The second reason is that you have stepped into an area that is still an active research front and the useful lessons (if any) are published in the academic literature. For that you need access to a good research library, if you don't have one nearby then both the ACM and IEEE-CS Digital Libraries are good places to start. (Post or comment if you don't know what these are.)
In your position I'd be looking at journals on 2 topics: peta- and exa-scale computing for science and engineering, and compiler developments. I trust that the former is obvious, the latter may be less obvious: but if your compiler already did all the (useful) cutting-edge optimisations you wouldn't be asking this question and compiler-writers are working hard so that your successors won't have to.
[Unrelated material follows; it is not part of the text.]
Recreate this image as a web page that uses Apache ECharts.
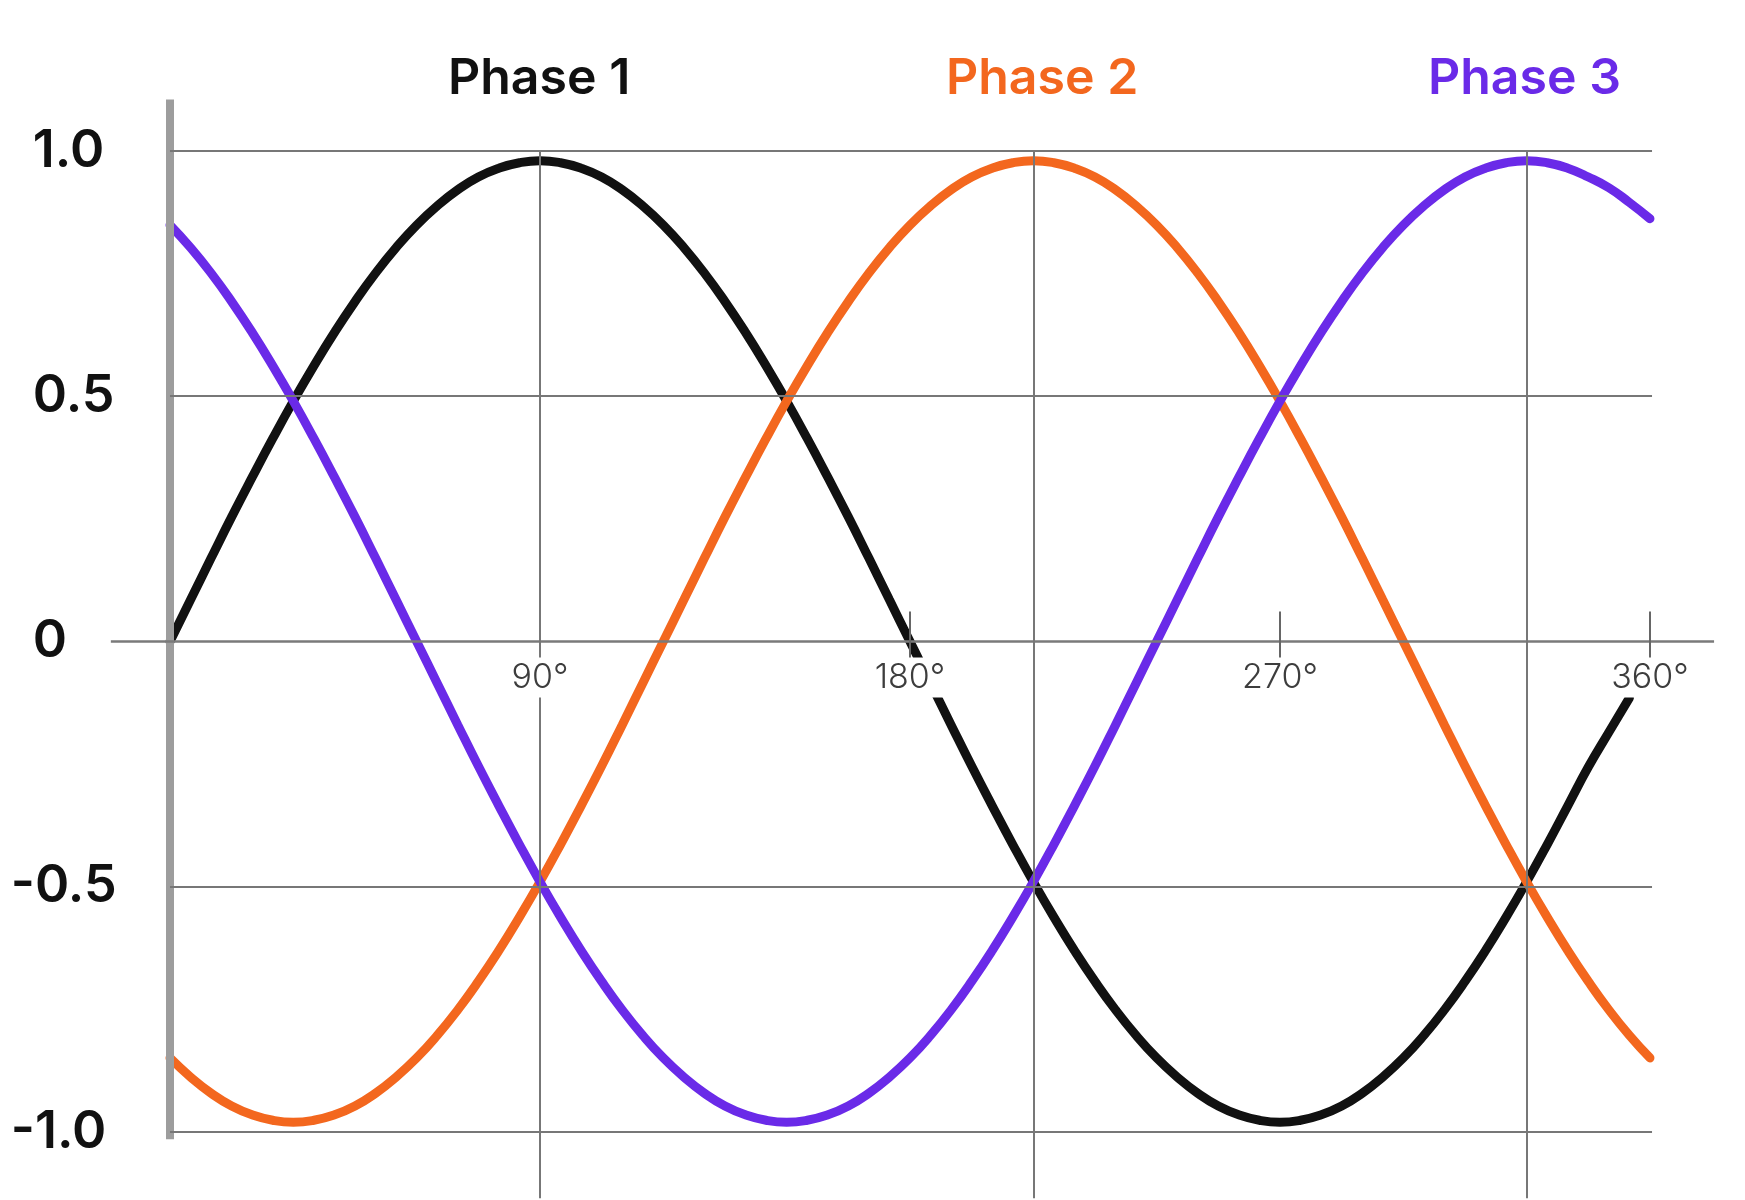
<!DOCTYPE html>
<html><head><meta charset="utf-8">
<script src="https://cdn.jsdelivr.net/npm/echarts@6/dist/echarts.min.js"></script>
<style>html,body{margin:0;padding:0;background:#fff}#c{width:1745px;height:1200px}</style>
</head><body><div id="c"></div>
<script>
// ---- data ----
const seriesNames = ['Phase 1', 'Phase 2', 'Phase 3'];
const angles = [0,5,10,15,20,25,30,35,40,45,50,55,60,65,70,75,80,85,90,95,100,105,110,115,120,125,130,135,140,145,150,155,160,165,170,175,180,185,190,195,200,205,210,215,220,225,230,235,240,245,250,255,260,265,270,275,280,285,290,295,300,305,310,315,320,325,330,335,340,345,350,355,360];
// Phase 1 stops just short of 360° in the reference (ends at ~355°)
const phase1Values = [0.000,0.085,0.170,0.254,0.335,0.414,0.490,0.562,0.630,0.693,0.751,0.803,0.849,0.888,0.921,0.947,0.965,0.976,0.980,
  0.976,0.965,0.947,0.921,0.888,0.849,0.803,0.751,0.693,0.630,0.562,0.490,0.414,0.335,0.254,0.170,0.085,0.000,
  -0.085,-0.170,-0.254,-0.335,-0.414,-0.490,-0.562,-0.630,-0.693,-0.751,-0.803,-0.849,-0.888,-0.921,-0.947,-0.965,-0.976,-0.980,
  -0.976,-0.965,-0.947,-0.921,-0.888,-0.849,-0.803,-0.751,-0.693,-0.630,-0.562,-0.490,-0.414,-0.335,-0.256,-0.185,-0.115,null];
const phase2Values = [-0.849,-0.888,-0.921,-0.947,-0.965,-0.976,-0.980,-0.976,-0.965,-0.947,-0.921,-0.888,-0.849,-0.803,-0.751,-0.693,-0.630,-0.562,-0.490,-0.414,-0.335,-0.254,-0.170,-0.085,
  0.000,0.085,0.170,0.254,0.335,0.414,0.490,0.562,0.630,0.693,0.751,0.803,0.849,0.888,0.921,0.947,0.965,0.976,0.980,
  0.976,0.965,0.947,0.921,0.888,0.849,0.803,0.751,0.693,0.630,0.562,0.490,0.414,0.335,0.254,0.170,0.085,0.000,
  -0.085,-0.170,-0.254,-0.335,-0.414,-0.490,-0.562,-0.630,-0.693,-0.751,-0.803,-0.849];
const phase3Values = [0.849,0.803,0.751,0.693,0.630,0.562,0.490,0.414,0.335,0.254,0.170,0.085,0.000,
  -0.085,-0.170,-0.254,-0.335,-0.414,-0.490,-0.562,-0.630,-0.693,-0.751,-0.803,-0.849,-0.888,-0.921,-0.947,-0.965,-0.976,-0.980,
  -0.976,-0.965,-0.947,-0.921,-0.888,-0.849,-0.803,-0.751,-0.693,-0.630,-0.562,-0.490,-0.414,-0.335,-0.254,-0.170,-0.085,0.000,
  0.085,0.170,0.254,0.335,0.414,0.490,0.562,0.630,0.693,0.751,0.803,0.849,0.888,0.921,0.947,0.965,0.976,0.980,
  0.976,0.965,0.947,0.925,0.895,0.862];
const xTickLabels = [90, 180, 270, 360];
const xTickMarks = [180, 270, 360];
const yLabelsPos = [0, 0.5, 1];
const yLabelsNeg = [-0.5, -1];
const gridDegrees = [90, 210, 330];
const gridLevels = [1, 0.5, -0.5, -1];

// ---- chart ----
const colors = ['#111111', '#F3671E', '#6A2AE8'];
const FONT = 'Inter, Roboto, sans-serif';
const X_MIN = -14.4, X_MAX = 375.6, Y_MIN = -1.1386, Y_MAX = 1.108;
const GRID_LEFT = 110.8, GRID_W = 1603.3, GRID_TOP = 98, GRID_H = 1102;
const ZERO_Y = GRID_TOP + GRID_H * Y_MAX / (Y_MAX - Y_MIN);
const chart = echarts.init(document.getElementById('c'), null, {renderer: 'canvas'});

const pair = (xs, ys) => xs.map((x, i) => [x, ys[i]]).filter(p => p[1] !== null);
const yFmt = v => (v === 0 ? '0' : v.toFixed(1));

const gridMarkLines = [];
gridMarkLines.push([{coord: [0, 1.105], lineStyle: {color: '#9d9d9d', width: 8}}, {coord: [0, -1.015]}]);
gridMarkLines.push([{coord: [X_MIN + 0.01, 0], lineStyle: {color: '#7a7a7a', width: 2.5}}, {coord: [X_MAX - 0.01, 0]}]);
gridLevels.forEach(v => gridMarkLines.push([{coord: [0, v]}, {coord: [360.5, v]}]));
gridDegrees.forEach(d => gridMarkLines.push([{coord: [d, 1]}, {coord: [d, -1.135]}]));

const yLabelStyle = {fontFamily: FONT, fontSize: 52, fontWeight: 600, color: '#111', align: 'left', formatter: yFmt};
const tickStyle = {color: '#666', width: 2};

const option = {
  animation: false,
  backgroundColor: '#ffffff',
  grid: [
    {left: GRID_LEFT, top: GRID_TOP, width: GRID_W, height: GRID_H, containLabel: false, outerBoundsMode: 'none'},
    {left: GRID_LEFT, top: 0, width: GRID_W, height: ZERO_Y, containLabel: false, outerBoundsMode: 'none'}
  ],
  legend: seriesNames.map((n, i) => ({
    data: [{name: n, textStyle: {color: colors[i]}}],
    left: [443, 941, 1423][i], top: 54,
    icon: 'none', itemWidth: 0, itemHeight: 14, padding: 0, selectedMode: false,
    textStyle: {fontFamily: FONT, fontSize: 50, fontWeight: 600}
  })),
  xAxis: [
    {type: 'value', gridIndex: 0, min: X_MIN, max: X_MAX, position: 'bottom', z: 10,
      axisLine: {show: true, onZero: true, onZeroAxisIndex: 0, lineStyle: {color: '#7a7a7a', width: 2.5, opacity: 0}},
      axisTick: {show: true, customValues: xTickMarks, length: 30, lineStyle: tickStyle},
      axisLabel: {show: false}, splitLine: {show: false}},
    {type: 'value', gridIndex: 0, min: X_MIN, max: X_MAX, position: 'top', z: 10,
      axisLine: {show: true, onZero: true, onZeroAxisIndex: 0, lineStyle: {color: '#7a7a7a', width: 2.5, opacity: 0}},
      axisTick: {show: true, customValues: xTickMarks, length: 30, lineStyle: tickStyle},
      axisLabel: {show: false}, splitLine: {show: false}},
    {type: 'value', gridIndex: 1, min: X_MIN, max: X_MAX, position: 'bottom', z: 12,
      axisLine: {show: false, onZero: false}, axisTick: {show: false}, splitLine: {show: false},
      axisLabel: {show: true, customValues: xTickLabels, margin: 16,
        formatter: v => v + '°', fontFamily: FONT, fontSize: 34, fontWeight: 300, color: '#3d3d3d',
        backgroundColor: '#ffffff', padding: [3, 4, 3, 4]}}
  ],
  yAxis: [
    {type: 'value', gridIndex: 0, min: Y_MIN, max: Y_MAX, position: 'left',
      axisLine: {show: false, onZero: false}, axisTick: {show: false}, splitLine: {show: false},
      axisLabel: Object.assign({customValues: yLabelsPos, margin: 78}, yLabelStyle)},
    {type: 'value', gridIndex: 0, min: Y_MIN, max: Y_MAX, position: 'left', offset: 0,
      axisLine: {show: false, onZero: false}, axisTick: {show: false}, splitLine: {show: false},
      axisLabel: Object.assign({customValues: yLabelsNeg, margin: 100}, yLabelStyle)},
    {type: 'value', gridIndex: 1, min: 0, max: 1, show: false}
  ],
  series: [
    {type: 'line', name: 'grid', data: [], z: 1, silent: true, xAxisIndex: 0, yAxisIndex: 0,
      markLine: {silent: true, animation: false, symbol: ['none', 'none'], label: {show: false},
        emphasis: {disabled: true},
        lineStyle: {color: '#777', width: 2, type: 'solid'}, data: gridMarkLines}},
    {type: 'line', name: seriesNames[0], data: pair(angles, phase1Values), smooth: true, showSymbol: false, z: 2,
      lineStyle: {color: colors[0], width: 9, cap: 'round'}, itemStyle: {color: colors[0]}},
    {type: 'line', name: seriesNames[1], data: pair(angles, phase2Values), smooth: true, showSymbol: false, z: 2,
      lineStyle: {color: colors[1], width: 9, cap: 'round'}, itemStyle: {color: colors[1]}},
    {type: 'line', name: seriesNames[2], data: pair(angles, phase3Values), smooth: true, showSymbol: false, z: 2,
      lineStyle: {color: colors[2], width: 9, cap: 'round'}, itemStyle: {color: colors[2]}}
  ]
};
chart.setOption(option);
</script></body></html>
You're probably looking for optimisations which like, say, loop unrolling, were relatively difficult to find implemented in compilers 25 years ago and which were therefore bleeding-edge back then, and which themselves will be old and established in another 25 years.
EDIT
First, let me make explicit something that was originally only implicit in my 'answer': I am not prepared to spend long enough on SO to guide you through even a summary of the knowledge I have gained in 25+ years in scientific/engineering and high-performance computing. I am not given to writing books, but many are and Amazon will help you find them. This answer was way longer than most I care to post before I added this bit.
Now, to pick up on the points in your comment:
on 'hand-crafted memory access' start at the Wikipedia article on 'loop tiling' (see, you can't even rely on me to paste the URL here) and read out from there; you should be able to quickly pick up the terms you can use in further searches.
on 'working your compiler like a dog' I do indeed mean becoming familiar with its documentation and gaining a detailed understanding of the intentions and realities of the various options; ultimately you will have to do a lot of testing of compiler options to determine which are 'best' for your code on your platform(s).
on 'micro-optimisations', well here's a start: Performance Optimization of Numerically Intensive Codes. Don't run away with the idea that you will learn all (or even much) of what you want to learn from this book. It's now about 10 years old. The take away messages are:
performance optimisation requires intimacy with machine architecture;
performance optimisation is made up of 1001 individual steps and it's generally impossible to predict which ones will be most useful (and which ones actually harmful) without detailed understanding of a program and its run-time environment;
performance optimisation is a participation sport, you can't learn it without doing it;
performance optimisation requires obsessive attention to detail and good record-keeping.
Oh, and never write a clever piece of optimisation that you can't easily un-write when the next compiler release implements a better approach. I spend a fair amount of time removing clever tricks from 20-year old Fortran that was justified (if at all) on the grounds of boosting execution performance but which now just confuses the programmer (it annoys the hell out of me too) and gets in the way of the compiler doing its job.
Finally, one piece of wisdom I am prepared to share: these days I do very little optimisation that is not under one of the items in my first list above; I find that the cost/benefit ratio of micro-optimisations is unfavourable to my employers.